Last week, I had a solid bet on Harimoto to dominate a Pro Tour match. Numbers checked out—head-to-head record, recent form, everything. Then, out of nowhere, he starts misreading serves like he’s never held a paddle before. The odds shift mid-match, and my live bet’s toast. It’s not weather, but it’s the same game. The gods don’t need a storm; they’ll just tilt the table or mess with a player’s head. My workaround? Stick to low-stake bets on underdogs in early rounds and avoid live betting traps. The wheel’s always spinning, even in a controlled environment like table tennis. Stay sharp and bet small, or those deities will clean you out.
 
Gotta say, your table tennis tale hits like a knockout punch—those roulette gods don’t play fair, do they? You’re spot on about their sneaky ways, tilting the odds when you least expect it. But let’s step out of the ping-pong arena for a sec and talk about a sport where the gods really flex their muscles: boxing. No wind, no rain, just two fighters in a ring, gloves up, duking it out. Sounds like a bettor’s dream—pure skill, heart, and strategy.

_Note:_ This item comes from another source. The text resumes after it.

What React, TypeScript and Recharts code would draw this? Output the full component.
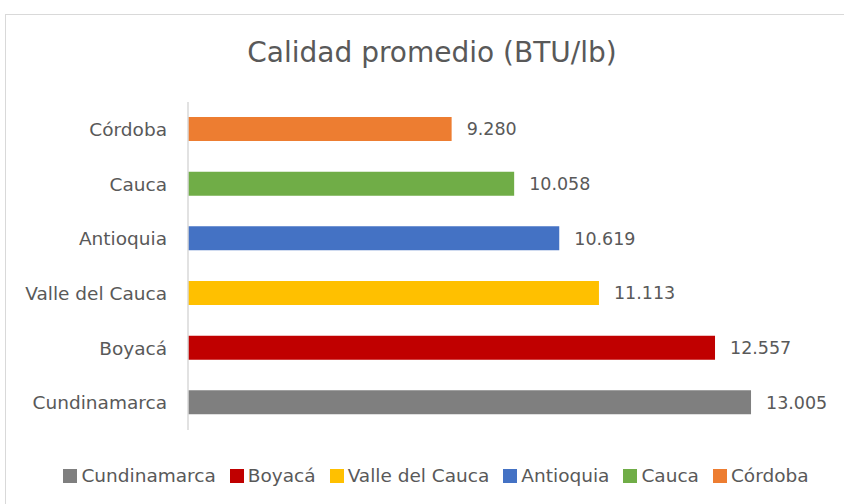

Yet, those cosmic tricksters still find a way to rig the game.

I’ve been deep in the boxing betting scene for years, studying fighters like they’re my own sparring partners. Take a guy like Canelo Alvarez—pound-for-pound king, slick footwork, and a jab that lands like a freight train. You analyze his metrics: punch accuracy, stamina, even how he handles southpaws. You cross-check his opponent’s record, recent fights, training camp vibes. Everything screams a safe bet on the favorite. But then, fight night rolls around, and the gods start spinning their wheel. Maybe Canelo’s a touch slower, or his opponent, some underdog with a losing streak, suddenly channels prime Tyson and lands a haymaker. Next thing you know, your bet’s down for the count.

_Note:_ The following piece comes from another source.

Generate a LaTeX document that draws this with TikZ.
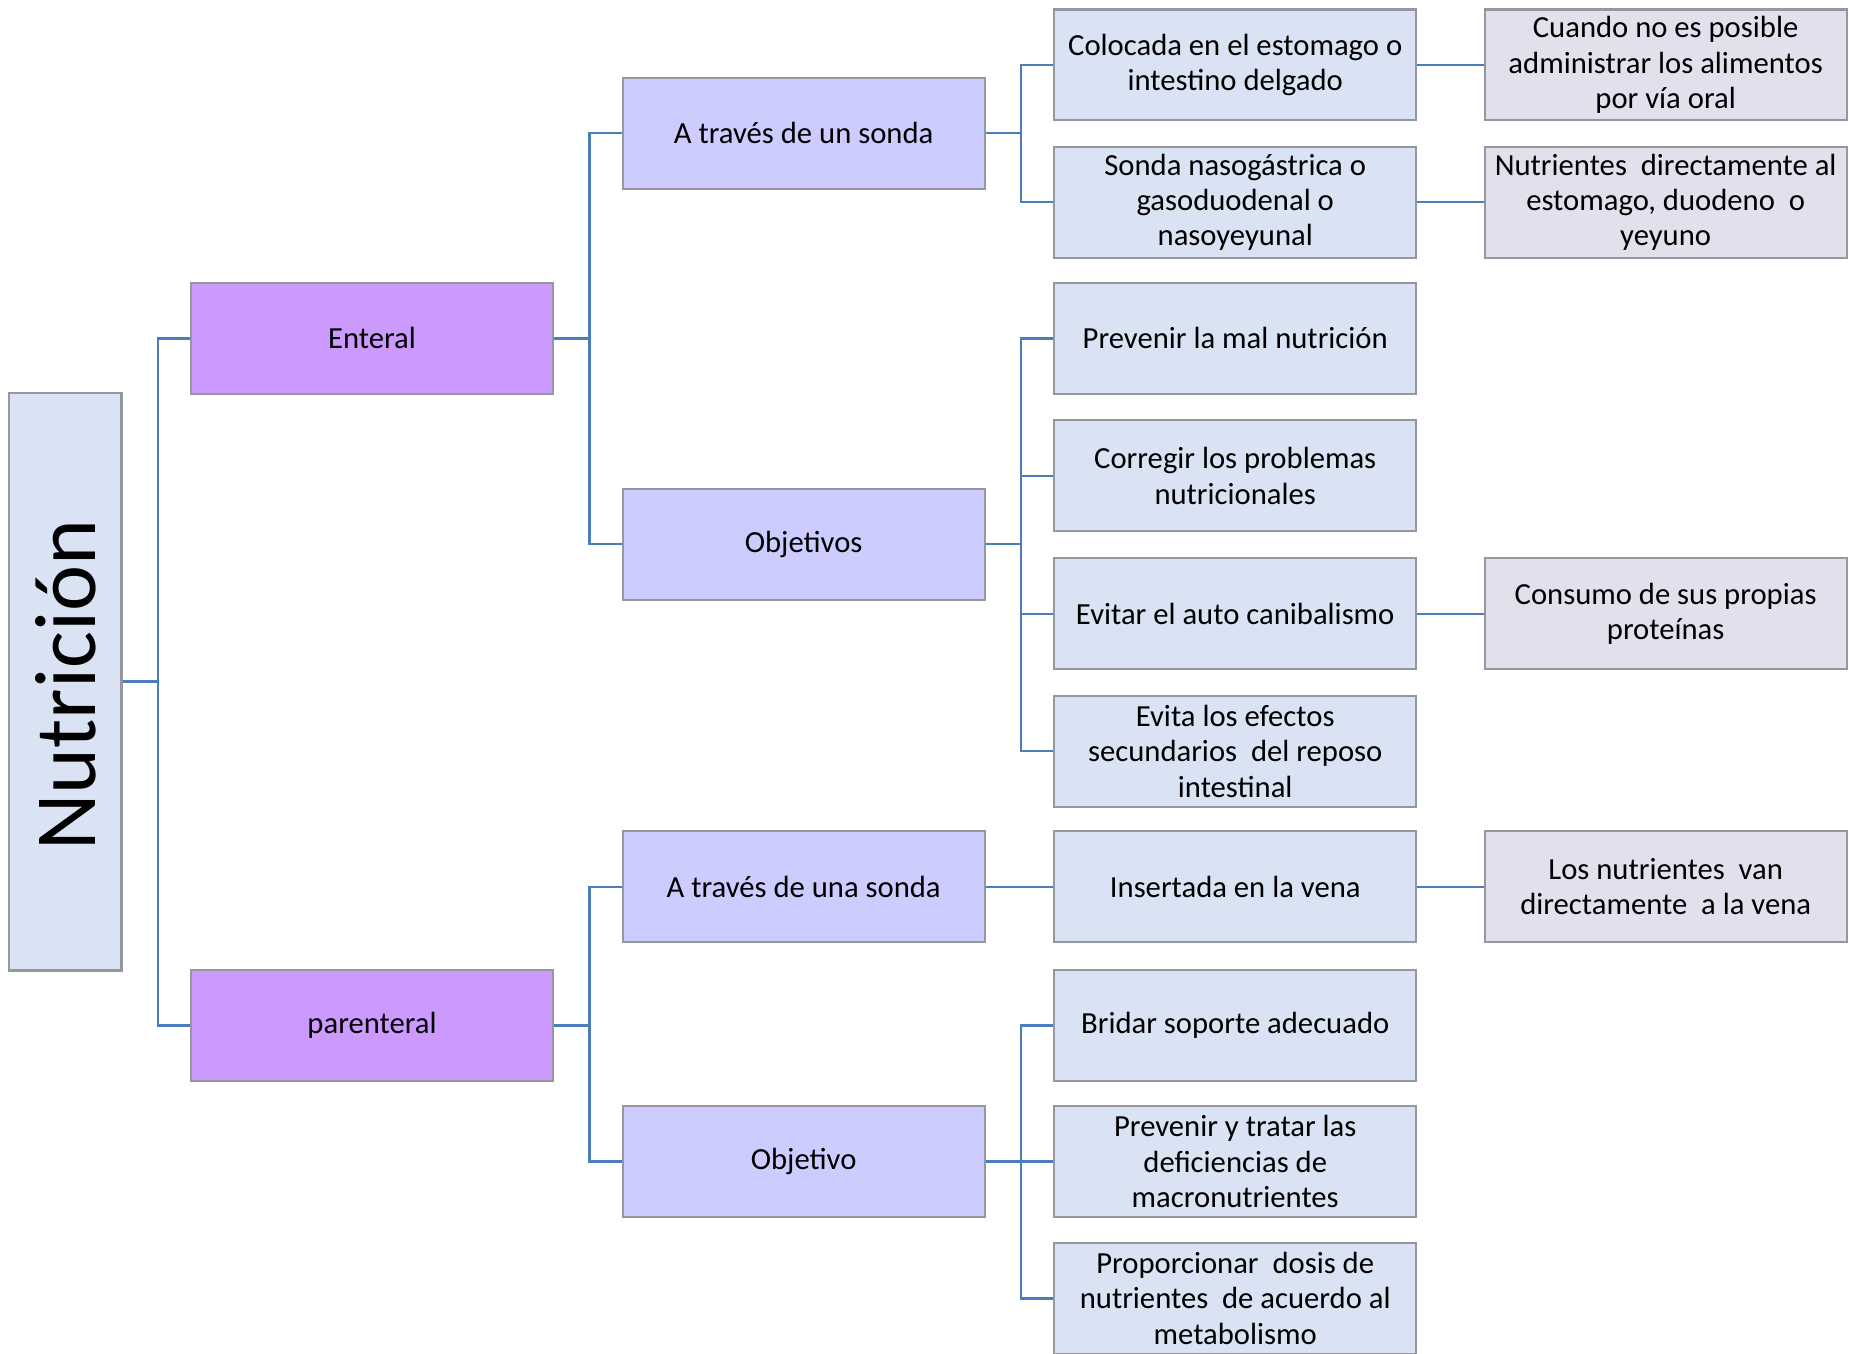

Last month, I was all in on a middleweight bout, backing a seasoned champ against a journeyman with odds so lopsided it felt like free money. Stats were airtight—head-to-head history, knockout ratios, even punch output per round. Then, mid-fight, the champ takes a questionable low blow, ref’s slow to call it, and the momentum flips. The underdog smells blood, swings wild, and somehow clips the champ for a TKO. My live bet? Smoked. The odds shifted faster than a roulette wheel, and I’m left wondering if the gods whispered something in that journeyman’s ear.

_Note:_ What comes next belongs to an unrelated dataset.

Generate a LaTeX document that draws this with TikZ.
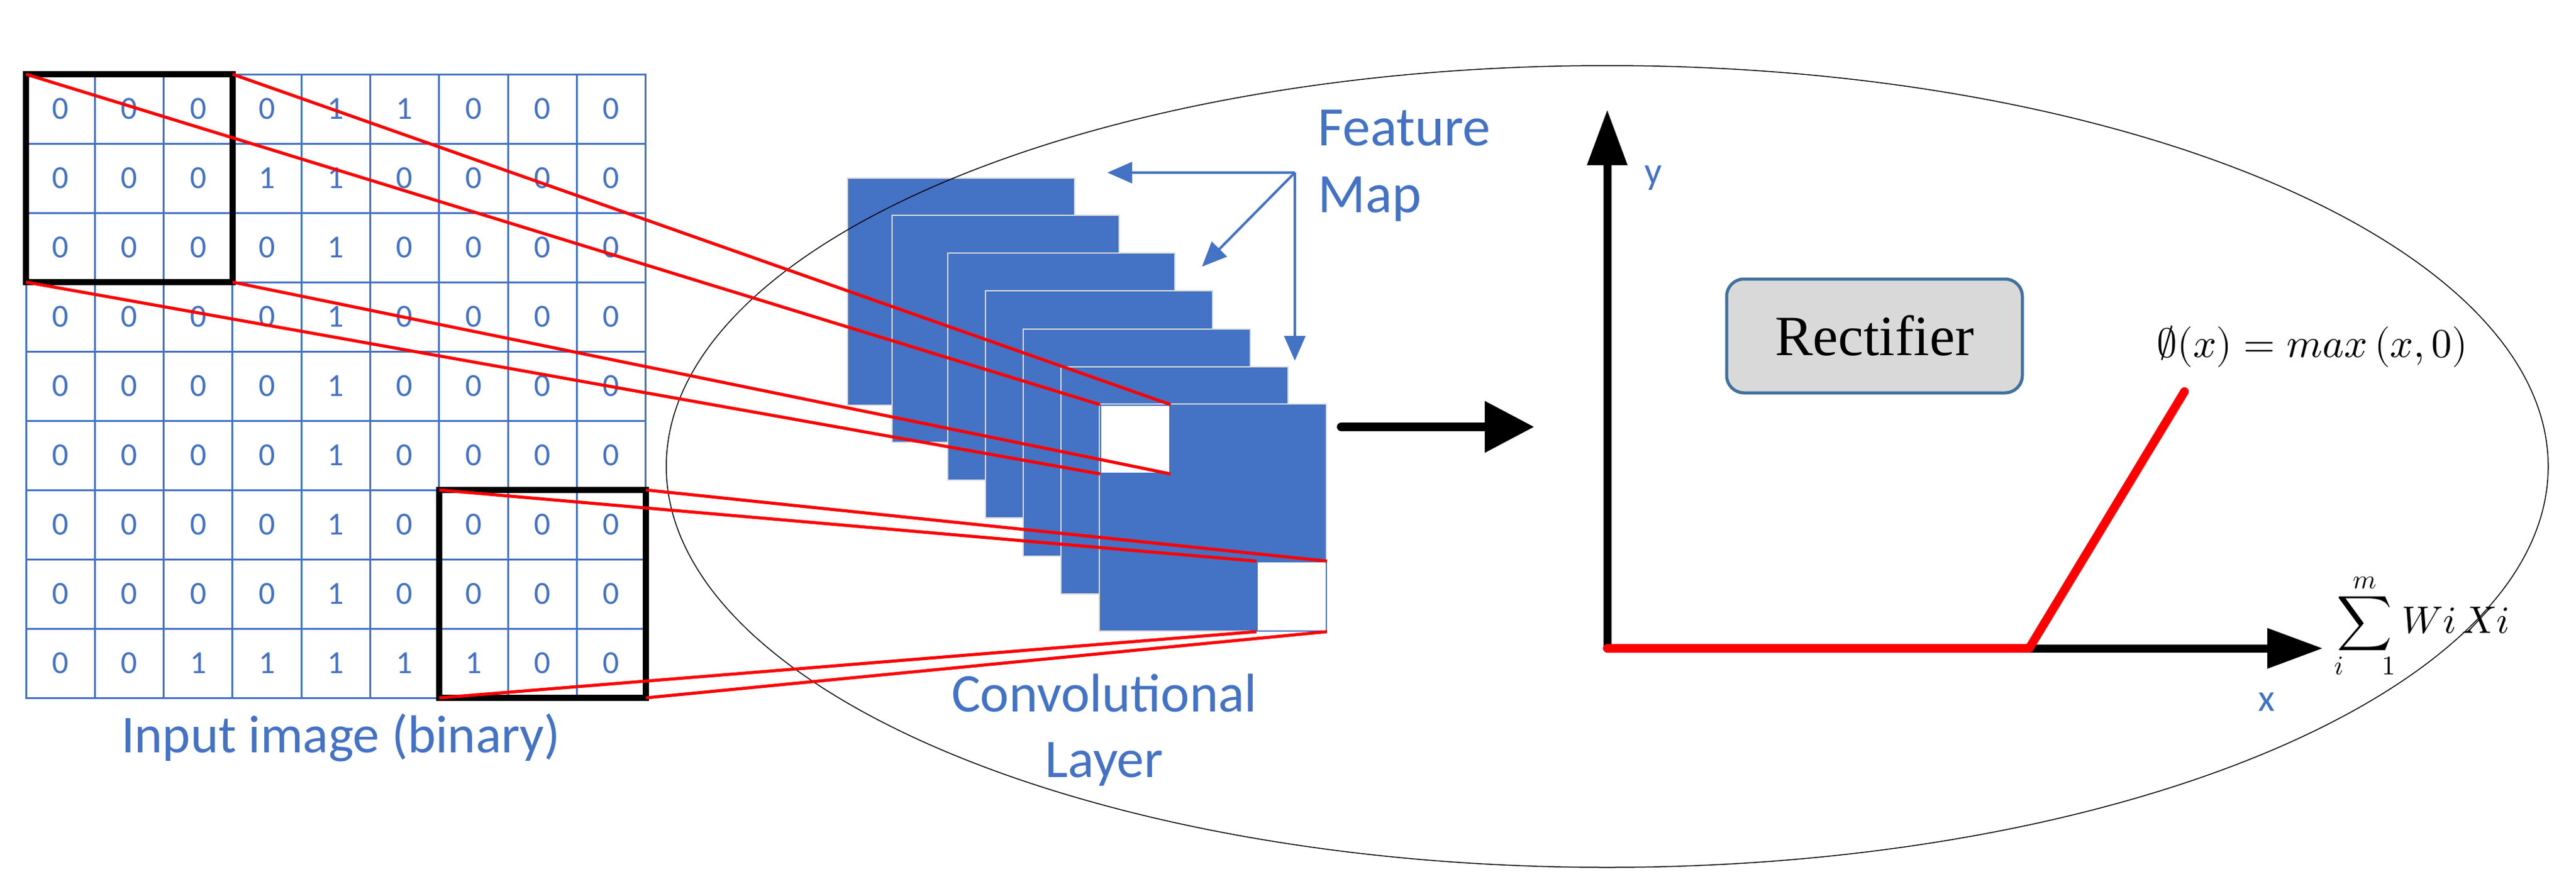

Here’s my take: boxing’s controlled environment doesn’t save you from the cosmic fix. The gods don’t need weather—they’ll mess with a fighter’s focus, a ref’s judgment, or even the crowd’s energy to throw the odds. My strategy now? I lean into early-round props, like betting on a fight to go the distance or a specific round for a knockdown. Keeps you out of the gods’ crosshairs. Also, sprinkle small stakes on underdogs with decent chins in non-title bouts—those guys can surprise when the spotlight’s off. The wheel’s always turning, so bet smart, stay nimble, and don’t let those deities smell your confidence.